# [What you have to do]
Leaving out every picture, quote the data below exactly as it appears.

# [Source data]

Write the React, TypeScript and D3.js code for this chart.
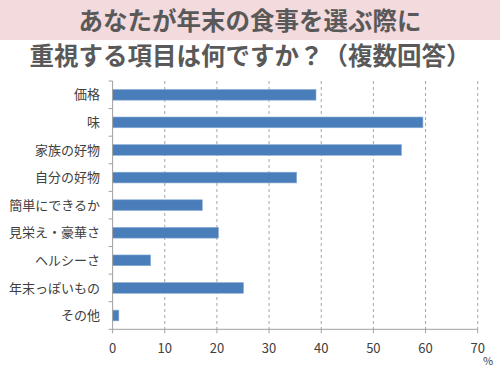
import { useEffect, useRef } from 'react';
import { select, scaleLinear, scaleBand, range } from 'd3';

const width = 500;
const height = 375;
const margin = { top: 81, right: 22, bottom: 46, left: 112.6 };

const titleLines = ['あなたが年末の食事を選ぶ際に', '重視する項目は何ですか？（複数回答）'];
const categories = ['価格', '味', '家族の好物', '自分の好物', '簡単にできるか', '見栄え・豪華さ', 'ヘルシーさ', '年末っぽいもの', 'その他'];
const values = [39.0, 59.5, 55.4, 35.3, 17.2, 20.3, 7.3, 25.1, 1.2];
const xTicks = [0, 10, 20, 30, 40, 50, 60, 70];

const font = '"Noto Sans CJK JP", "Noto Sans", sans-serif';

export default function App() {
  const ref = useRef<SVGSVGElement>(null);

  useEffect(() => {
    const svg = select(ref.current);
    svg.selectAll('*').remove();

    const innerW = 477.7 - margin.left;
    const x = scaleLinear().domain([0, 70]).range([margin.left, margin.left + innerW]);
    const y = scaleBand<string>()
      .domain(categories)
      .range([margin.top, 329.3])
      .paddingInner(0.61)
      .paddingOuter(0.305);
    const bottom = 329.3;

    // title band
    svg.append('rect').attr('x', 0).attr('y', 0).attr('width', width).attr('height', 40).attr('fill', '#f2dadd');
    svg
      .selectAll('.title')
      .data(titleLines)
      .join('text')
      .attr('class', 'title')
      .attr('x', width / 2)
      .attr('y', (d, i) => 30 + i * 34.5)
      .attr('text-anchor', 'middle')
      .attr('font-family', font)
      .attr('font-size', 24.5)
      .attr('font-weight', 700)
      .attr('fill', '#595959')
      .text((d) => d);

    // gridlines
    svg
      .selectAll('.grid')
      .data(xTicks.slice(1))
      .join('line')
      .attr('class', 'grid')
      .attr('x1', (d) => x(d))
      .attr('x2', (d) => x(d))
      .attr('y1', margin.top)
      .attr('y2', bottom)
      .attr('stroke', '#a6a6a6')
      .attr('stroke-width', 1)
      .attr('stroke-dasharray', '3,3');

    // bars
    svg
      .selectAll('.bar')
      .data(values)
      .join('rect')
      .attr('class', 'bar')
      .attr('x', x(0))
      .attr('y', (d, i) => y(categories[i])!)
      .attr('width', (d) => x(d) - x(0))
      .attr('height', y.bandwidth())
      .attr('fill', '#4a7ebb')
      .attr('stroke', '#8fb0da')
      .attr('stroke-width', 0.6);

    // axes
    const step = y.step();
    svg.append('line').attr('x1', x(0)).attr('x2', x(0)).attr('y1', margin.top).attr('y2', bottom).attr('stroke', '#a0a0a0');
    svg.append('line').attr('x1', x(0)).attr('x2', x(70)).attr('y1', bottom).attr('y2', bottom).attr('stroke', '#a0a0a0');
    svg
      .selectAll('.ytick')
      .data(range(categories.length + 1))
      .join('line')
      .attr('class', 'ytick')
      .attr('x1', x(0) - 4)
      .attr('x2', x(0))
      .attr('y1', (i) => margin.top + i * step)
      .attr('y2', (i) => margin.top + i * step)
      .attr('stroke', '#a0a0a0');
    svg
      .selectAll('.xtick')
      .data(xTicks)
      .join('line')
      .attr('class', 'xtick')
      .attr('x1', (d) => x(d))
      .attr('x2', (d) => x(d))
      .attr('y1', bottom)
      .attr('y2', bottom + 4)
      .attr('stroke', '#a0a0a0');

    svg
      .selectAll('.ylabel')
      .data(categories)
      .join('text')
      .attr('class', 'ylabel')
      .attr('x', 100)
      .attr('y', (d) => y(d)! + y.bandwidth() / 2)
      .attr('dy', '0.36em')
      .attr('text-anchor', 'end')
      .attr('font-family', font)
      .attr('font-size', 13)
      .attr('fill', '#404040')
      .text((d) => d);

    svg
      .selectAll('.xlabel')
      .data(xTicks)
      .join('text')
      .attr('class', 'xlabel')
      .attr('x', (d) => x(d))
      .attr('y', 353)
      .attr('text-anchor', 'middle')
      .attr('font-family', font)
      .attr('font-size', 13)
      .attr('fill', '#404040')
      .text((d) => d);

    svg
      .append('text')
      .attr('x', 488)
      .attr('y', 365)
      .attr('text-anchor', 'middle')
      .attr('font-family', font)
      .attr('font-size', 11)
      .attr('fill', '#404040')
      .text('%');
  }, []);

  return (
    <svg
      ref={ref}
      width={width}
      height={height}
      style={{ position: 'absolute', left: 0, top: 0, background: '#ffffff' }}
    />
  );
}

# [Task solution]
Write the React, TypeScript and D3.js code for this chart.
import { useEffect, useRef } from 'react';
import { select, scaleLinear, scaleBand, range } from 'd3';

const width = 500;
const height = 375;
const margin = { top: 81, right: 22, bottom: 46, left: 112.6 };

const titleLines = ['あなたが年末の食事を選ぶ際に', '重視する項目は何ですか？（複数回答）'];
const categories = ['価格', '味', '家族の好物', '自分の好物', '簡単にできるか', '見栄え・豪華さ', 'ヘルシーさ', '年末っぽいもの', 'その他'];
const values = [39.0, 59.5, 55.4, 35.3, 17.2, 20.3, 7.3, 25.1, 1.2];
const xTicks = [0, 10, 20, 30, 40, 50, 60, 70];

const font = '"Noto Sans CJK JP", "Noto Sans", sans-serif';

export default function App() {
  const ref = useRef<SVGSVGElement>(null);

  useEffect(() => {
    const svg = select(ref.current);
    svg.selectAll('*').remove();

    const innerW = 477.7 - margin.left;
    const x = scaleLinear().domain([0, 70]).range([margin.left, margin.left + innerW]);
    const y = scaleBand<string>()
      .domain(categories)
      .range([margin.top, 329.3])
      .paddingInner(0.61)
      .paddingOuter(0.305);
    const bottom = 329.3;

    // title band
    svg.append('rect').attr('x', 0).attr('y', 0).attr('width', width).attr('height', 40).attr('fill', '#f2dadd');
    svg
      .selectAll('.title')
      .data(titleLines)
      .join('text')
      .attr('class', 'title')
      .attr('x', width / 2)
      .attr('y', (d, i) => 30 + i * 34.5)
      .attr('text-anchor', 'middle')
      .attr('font-family', font)
      .attr('font-size', 24.5)
      .attr('font-weight', 700)
      .attr('fill', '#595959')
      .text((d) => d);

    // gridlines
    svg
      .selectAll('.grid')
      .data(xTicks.slice(1))
      .join('line')
      .attr('class', 'grid')
      .attr('x1', (d) => x(d))
      .attr('x2', (d) => x(d))
      .attr('y1', margin.top)
      .attr('y2', bottom)
      .attr('stroke', '#a6a6a6')
      .attr('stroke-width', 1)
      .attr('stroke-dasharray', '3,3');

    // bars
    svg
      .selectAll('.bar')
      .data(values)
      .join('rect')
      .attr('class', 'bar')
      .attr('x', x(0))
      .attr('y', (d, i) => y(categories[i])!)
      .attr('width', (d) => x(d) - x(0))
      .attr('height', y.bandwidth())
      .attr('fill', '#4a7ebb')
      .attr('stroke', '#8fb0da')
      .attr('stroke-width', 0.6);

    // axes
    const step = y.step();
    svg.append('line').attr('x1', x(0)).attr('x2', x(0)).attr('y1', margin.top).attr('y2', bottom).attr('stroke', '#a0a0a0');
    svg.append('line').attr('x1', x(0)).attr('x2', x(70)).attr('y1', bottom).attr('y2', bottom).attr('stroke', '#a0a0a0');
    svg
      .selectAll('.ytick')
      .data(range(categories.length + 1))
      .join('line')
      .attr('class', 'ytick')
      .attr('x1', x(0) - 4)
      .attr('x2', x(0))
      .attr('y1', (i) => margin.top + i * step)
      .attr('y2', (i) => margin.top + i * step)
      .attr('stroke', '#a0a0a0');
    svg
      .selectAll('.xtick')
      .data(xTicks)
      .join('line')
      .attr('class', 'xtick')
      .attr('x1', (d) => x(d))
      .attr('x2', (d) => x(d))
      .attr('y1', bottom)
      .attr('y2', bottom + 4)
      .attr('stroke', '#a0a0a0');

    svg
      .selectAll('.ylabel')
      .data(categories)
      .join('text')
      .attr('class', 'ylabel')
      .attr('x', 100)
      .attr('y', (d) => y(d)! + y.bandwidth() / 2)
      .attr('dy', '0.36em')
      .attr('text-anchor', 'end')
      .attr('font-family', font)
      .attr('font-size', 13)
      .attr('fill', '#404040')
      .text((d) => d);

    svg
      .selectAll('.xlabel')
      .data(xTicks)
      .join('text')
      .attr('class', 'xlabel')
      .attr('x', (d) => x(d))
      .attr('y', 353)
      .attr('text-anchor', 'middle')
      .attr('font-family', font)
      .attr('font-size', 13)
      .attr('fill', '#404040')
      .text((d) => d);

    svg
      .append('text')
      .attr('x', 488)
      .attr('y', 365)
      .attr('text-anchor', 'middle')
      .attr('font-family', font)
      .attr('font-size', 11)
      .attr('fill', '#404040')
      .text('%');
  }, []);

  return (
    <svg
      ref={ref}
      width={width}
      height={height}
      style={{ position: 'absolute', left: 0, top: 0, background: '#ffffff' }}
    />
  );
}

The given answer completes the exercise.